Constitué de huit monologues, des Prénoms qui s’échelonnent de 1973 à 2015, ainsi que des Premiers mots (1973), La Comédie intime illustre comment chacun de nous « est une socété » et comment chaque être porte en lui une « comédie » que « Dante a voulue divine, Balzac humaine, Jacques Villeglé urbaine, et Bernard Noël lui-même intime ou mentale ».
Ce dernier devient le metteur en ondes des voix qui le traversent et qui prennent, chez ses personnages scénarisés, divers types de « persona » : du je au ils, en traversant toute la gamme des pronoms personnels.

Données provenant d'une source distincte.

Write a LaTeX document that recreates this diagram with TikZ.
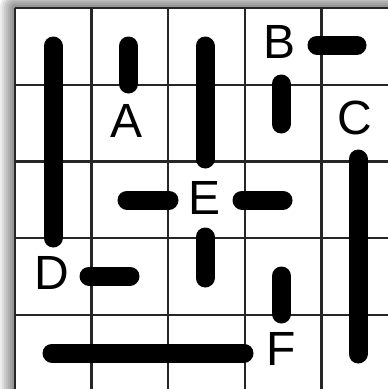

Ils s’accompagnent aussi de tout un aréopage de présences : Gramsci, Anna Magnani, Bataille, Mallarmé, Nerval, André Masson, etc.. Elles forment le « personnel » du livre.
La question des modalités des pronoms pour et dans le traitement de la fiction montre le degré d’adhérence du poète au réel comme à son négatif. Ces pronoms — pour reprendre un des premiers titres de l’auteur — deviennent les Extraits du corps. Ils lui donnent une forme dont l’unité et la structure se dissolvent. Cette pluralité d’identifications plus ou moins définies ou indéfinies est un abîme de sens.
Le corps s’y trouve déconstruit ou dissout pour adhérer de manière plus adéquate, sinon à sa vérité, du moins à sa réalité. D’où la dilatation et l’assemblage d’un codage générique. Lequel prend une forme plurielle en ce qui tient de la prose et de la poésie et de ce que ces deux genres « entendent ».
En rendant par ses textes un corps à entrées multiples, plus que « pâtée », celui-ci devient multidimensionnel, indéterminé, critique. Il s’éparpille dans l’espace du texte entre la douleur du monde et l’histoire du langage. La (dis)solution du corps dans le corps du texte (comme dans celui d’un réel sans forme ni direction univoque) montre que ces deux corps (organique et textuel) s’interpénètrent, s’informent, s’étalent en un geste indéfini, sans genre.
L’espace est le temps, l’écriture est le corps . Dès lors, au squelette textuel font place ses fractures. Elles traversent son éboulement. Le moi devient « une purée de viande » écrit Noël – ce qui ne saurait que ravir Beckett et Artaud.
jean-paul gavard-perret
Bernard Noël, La Comédie intime, P.O.L. éditeur, Paris, 2015, 432 p. - 22, 50 €.